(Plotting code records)
# # # # # # #

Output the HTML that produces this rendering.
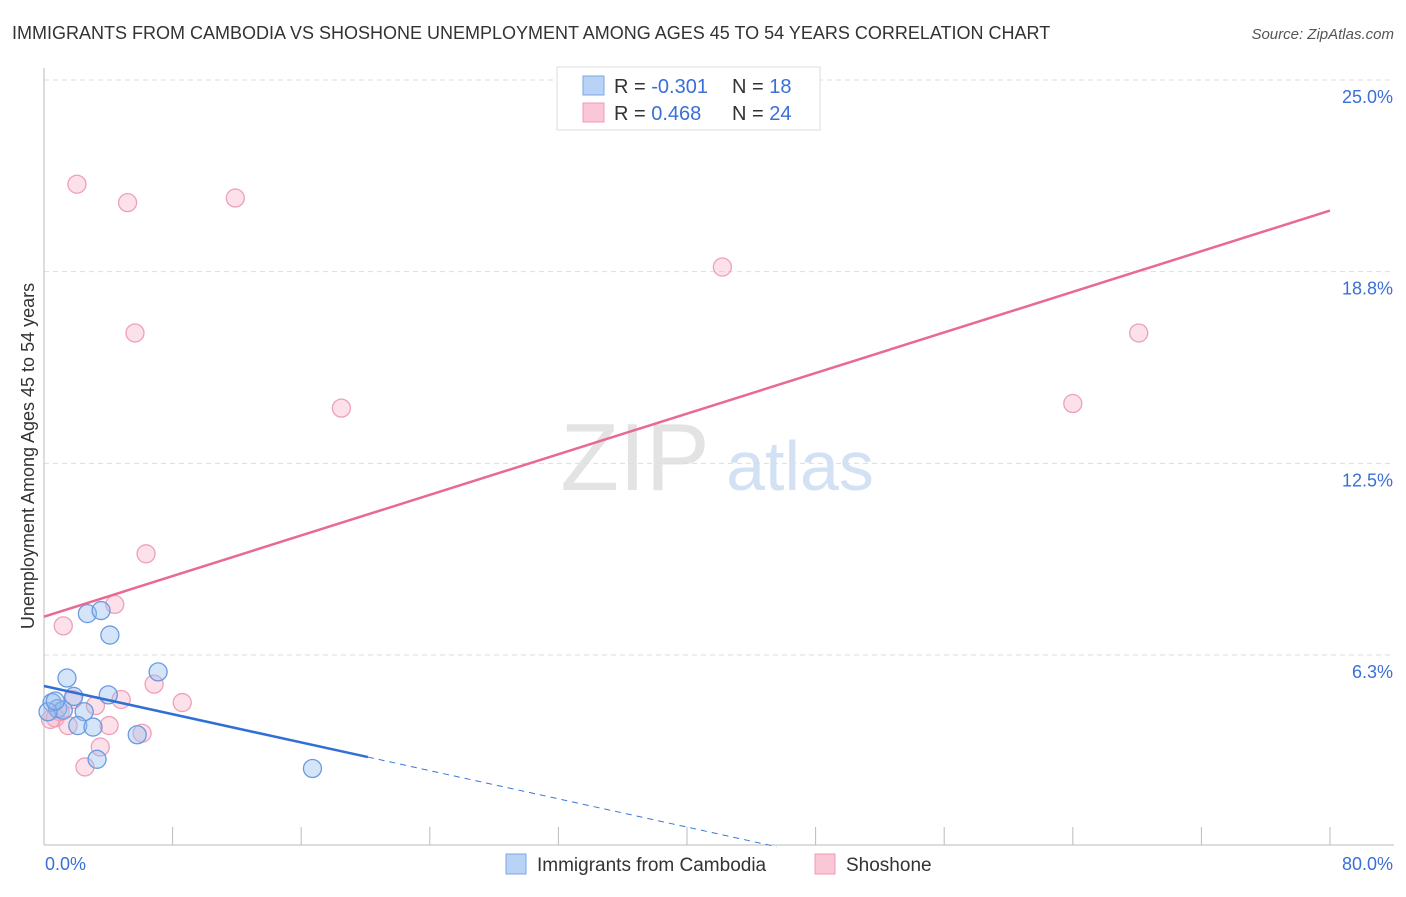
<!DOCTYPE html>
<html><head><meta charset="utf-8"><style>
body{margin:0;background:#fff;font-family:"Liberation Sans",sans-serif;}
svg text{font-family:"Liberation Sans",sans-serif;}
</style></head><body>
<svg id="chart" width="1406" height="892" xmlns="http://www.w3.org/2000/svg">
<text x="12" y="39" font-size="18" fill="#333">IMMIGRANTS FROM CAMBODIA VS SHOSHONE UNEMPLOYMENT AMONG AGES 45 TO 54 YEARS CORRELATION CHART</text>
<text x="1394" y="39" font-size="15" fill="#555" text-anchor="end" font-style="italic">Source: ZipAtlas.com</text>
<g>
<text x="635" y="490" font-size="96" fill="#ddd" font-family="Liberation Serif" text-anchor="middle" opacity="0.8">ZIP</text>
<text x="800" y="490" font-size="70" fill="#c8daf2" text-anchor="middle" opacity="0.8">atlas</text>
</g>
<g id="grid"></g>
<g id="axes"></g>
<g id="marks"></g>
<text transform="translate(34,456) rotate(-90)" font-size="18" fill="#333" text-anchor="middle">Unemployment Among Ages 45 to 54 years</text>
<g>
<rect x="557" y="67" width="263" height="63" fill="#fff" stroke="#ddd"/>
<rect x="583" y="76" width="21" height="19" fill="#b8d3f5" stroke="#7aaae6"/>
<rect x="583" y="103" width="21" height="19" fill="#fac7d6" stroke="#f09ab5"/>
<text x="614" y="93" font-size="20" fill="#333">R = <tspan fill="#3a6fd8">-0.301</tspan></text>
<text x="732" y="93" font-size="20" fill="#333">N = <tspan fill="#3a6fd8"> 18</tspan></text>
<text x="614" y="120" font-size="20" fill="#333">R = <tspan fill="#3a6fd8"> 0.468</tspan></text>
<text x="732" y="120" font-size="20" fill="#333">N = <tspan fill="#3a6fd8">24</tspan></text>
</g>
<g>
<rect x="506" y="854" width="20" height="20" fill="#b8d3f5" stroke="#7aaae6"/>
<text x="537" y="871" font-size="19" fill="#333">Immigrants from Cambodia</text>
<rect x="815" y="854" width="20" height="20" fill="#fac7d6" stroke="#f09ab5"/>
<text x="846" y="871" font-size="19" fill="#333">Shoshone</text>
</g>
</svg>
<script>
const yTicks=[6.25,12.5,18.75,25];
const yTickLabels=["6.3%","12.5%","18.8%","25.0%"];
const xTickLabels=["0.0%","80.0%"];
const blueX=[2.7,3.55,4.1,1.43,7.1,4.0,1.85,0.5,0.85,1.2,2.5,2.1,3.05,5.8,3.3,16.7,0.25,0.7];
const blueY=[7.6,7.7,6.9,5.5,5.7,4.95,4.9,4.7,4.5,4.45,4.4,3.95,3.9,3.65,2.85,2.55,4.4,4.75];
const pinkX=[2.05,5.2,11.9,5.66,42.2,68.1,18.5,64.0,6.35,4.4,1.2,6.85,8.6,4.8,3.2,1.8,0.7,1.5,4.05,6.1,3.5,2.55,1.0,0.4];
const pinkY=[21.6,21.0,21.15,16.75,18.9,16.75,14.3,14.45,9.55,7.9,7.2,5.3,4.7,4.8,4.6,4.8,4.2,3.95,3.95,3.7,3.25,2.6,4.4,4.15];
const pinkTrend=[7.5,20.74];   // y at x=0 and x=80
const blueTrend=[5.24,-0.115]; // intercept, slope
const blueSolidEnd=20.15;

const NS="http://www.w3.org/2000/svg";
const X=v=>44+v*16.075;
const Y=v=>846.7-v*30.67;
function mk(tag,attrs,parent){const e=document.createElementNS(NS,tag);for(const k in attrs)e.setAttribute(k,attrs[k]);document.getElementById(parent).appendChild(e);return e;}

yTicks.forEach((t,i)=>{
  const g=mk('line',{x1:44,x2:1394,y1:Y(t),y2:Y(t),stroke:'#ddd','stroke-dasharray':'5,4'},'grid');
  
  
  const tx=mk('text',{x:1393,y:Y(t)+23,'font-size':18,fill:'#3a6fd8','text-anchor':'end'},'axes');
  tx.textContent=yTickLabels[i];
  
  
});
let a=mk('line',{x1:44,x2:44,y1:68,y2:845,stroke:'#bbb'},'axes');


a=mk('line',{x1:44,x2:1394,y1:845,y2:845,stroke:'#bbb'},'axes');


for(let i=0;i<=10;i++){
  const t=mk('line',{x1:X(i*8),x2:X(i*8),y1:827,y2:845,stroke:'#bbb'},'axes');
  
  
}
let xl=mk('text',{x:45,y:870,'font-size':18,fill:'#3a6fd8'},'axes');
xl.textContent=xTickLabels[0];


xl=mk('text',{x:1393,y:870,'font-size':18,fill:'#3a6fd8','text-anchor':'end'},'axes');
xl.textContent=xTickLabels[1];



pinkX.forEach((v,i)=>{
  const c=mk('circle',{cx:X(v),cy:Y(pinkY[i]),r:9,fill:'rgba(246,170,195,0.35)',stroke:'#eea0b8','stroke-width':1.3},'marks');
  
  
});
blueX.forEach((v,i)=>{
  const c=mk('circle',{cx:X(v),cy:Y(blueY[i]),r:9,fill:'rgba(150,190,240,0.4)',stroke:'#6a9be0','stroke-width':1.3},'marks');
  
  
});
let l=mk('line',{x1:X(0),y1:Y(pinkTrend[0]),x2:X(80),y2:Y(pinkTrend[1]),stroke:'#e86a93','stroke-width':2.5},'marks');


const bEnd=-blueTrend[0]/blueTrend[1];
l=mk('line',{x1:X(blueSolidEnd),y1:Y(blueTrend[0]+blueTrend[1]*blueSolidEnd),x2:X(bEnd),y2:Y(0),stroke:'#3a78d8','stroke-width':1,'stroke-dasharray':'6,5'},'marks');


l=mk('line',{x1:X(0),y1:Y(blueTrend[0]),x2:X(blueSolidEnd),y2:Y(blueTrend[0]+blueTrend[1]*blueSolidEnd),stroke:'#2f6fd6','stroke-width':2.5},'marks');


</script>
</body></html>
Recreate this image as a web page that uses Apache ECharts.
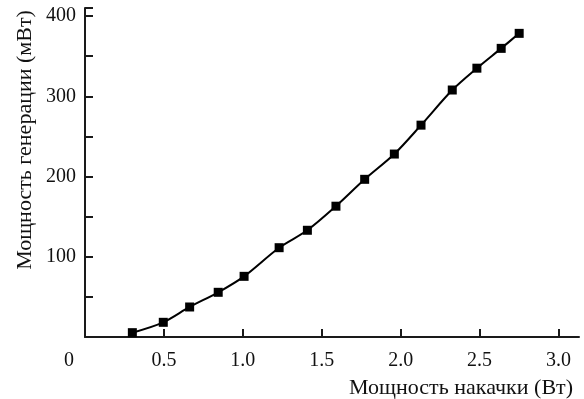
<!DOCTYPE html>
<html>
<head>
<meta charset="utf-8">
<script src="https://cdn.jsdelivr.net/npm/echarts@6/dist/echarts.min.js"></script>
<style>html,body{margin:0;padding:0;background:#fff;}#c{width:584px;height:399px;}</style>
</head>
<body>
<div id="c"></div>
<script>
var pumpPower = [0.30, 0.496, 0.663, 0.844, 1.008, 1.230, 1.409, 1.590, 1.772, 1.960, 2.129, 2.327, 2.483, 2.637, 2.751];
var outputPower = [5.4, 18.3, 37.4, 55.7, 75.6, 111.3, 133, 163, 196.5, 228, 264, 307.8, 335, 359.7, 378.4];
var xTicks = [0.5, 1.0, 1.5, 2.0, 2.5, 3.0];
var yTicks = [100, 200, 300, 400];
var xTitle = 'Мощность накачки (Вт)';
var yTitle = 'Мощность генерации (мВт)';

var FONT = '"Liberation Serif", "DejaVu Serif", serif';
var chart = echarts.init(document.getElementById('c'));
var data = pumpPower.map(function (x, i) { return [x, outputPower[i]]; });
chart.setOption({
  animation: false,
  grid: { left: 85, right: 5, top: 8, bottom: 62, containLabel: false },
  xAxis: {
    type: 'value', min: 0, max: 3.13, interval: 0.5,
    axisLine: { onZero: false, lineStyle: { color: '#1a1a1a', width: 2 } },
    axisTick: { inside: true, length: 8, lineStyle: { color: '#1a1a1a', width: 2 } },
    splitLine: { show: false },
    axisLabel: {
      showMinLabel: false, showMaxLabel: false, margin: 14,
      color: '#111', fontFamily: FONT, fontSize: 20,
      formatter: function (v) { return xTicks.indexOf(Math.round(v * 10) / 10) >= 0 ? v.toFixed(1) : ''; }
    }
  },
  yAxis: {
    type: 'value', min: 0, max: 410, interval: 50,
    axisLine: { show: true, lineStyle: { color: '#1a1a1a', width: 2 } },
    axisTick: { show: true, inside: true, length: 8, lineStyle: { color: '#1a1a1a', width: 2 } },
    splitLine: { show: false },
    axisLabel: {
      margin: 9, color: '#111', fontFamily: FONT, fontSize: 20,
      formatter: function (v) { return yTicks.indexOf(v) >= 0 ? String(v) : ''; }
    }
  },
  graphic: [
    { type: 'text', x: 69, y: 361, style: { text: '0', fontFamily: FONT, fontSize: 20, fill: '#111', align: 'center', verticalAlign: 'middle' } },
    { type: 'text', x: 573, y: 388, style: { text: xTitle, fontFamily: FONT, fontSize: 22, fill: '#111', align: 'right', verticalAlign: 'middle' } },
    { type: 'text', x: 25, y: 140, rotation: Math.PI / 2,
      style: { text: yTitle, fontFamily: FONT, fontSize: 22, fill: '#111', align: 'center', verticalAlign: 'middle' } }
  ],
  series: [{
    type: 'line', data: data, smooth: 0.3,
    symbol: 'rect', symbolSize: 9,
    lineStyle: { color: '#000', width: 2 },
    itemStyle: { color: '#000' }
  }]
});
</script>
</body>
</html>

# # # # # # #

Given problem:
In the listing above, find the line with "Recreate this image" and the line with "var yTitle = 'Мощность генерации (мВт)';". Set down both and every line between them, minus the pictures.

Full solution:
Recreate this image as a web page that uses Apache ECharts.
<!DOCTYPE html>
<html>
<head>
<meta charset="utf-8">
<script src="https://cdn.jsdelivr.net/npm/echarts@6/dist/echarts.min.js"></script>
<style>html,body{margin:0;padding:0;background:#fff;}#c{width:584px;height:399px;}</style>
</head>
<body>
<div id="c"></div>
<script>
var pumpPower = [0.30, 0.496, 0.663, 0.844, 1.008, 1.230, 1.409, 1.590, 1.772, 1.960, 2.129, 2.327, 2.483, 2.637, 2.751];
var outputPower = [5.4, 18.3, 37.4, 55.7, 75.6, 111.3, 133, 163, 196.5, 228, 264, 307.8, 335, 359.7, 378.4];
var xTicks = [0.5, 1.0, 1.5, 2.0, 2.5, 3.0];
var yTicks = [100, 200, 300, 400];
var xTitle = 'Мощность накачки (Вт)';
var yTitle = 'Мощность генерации (мВт)';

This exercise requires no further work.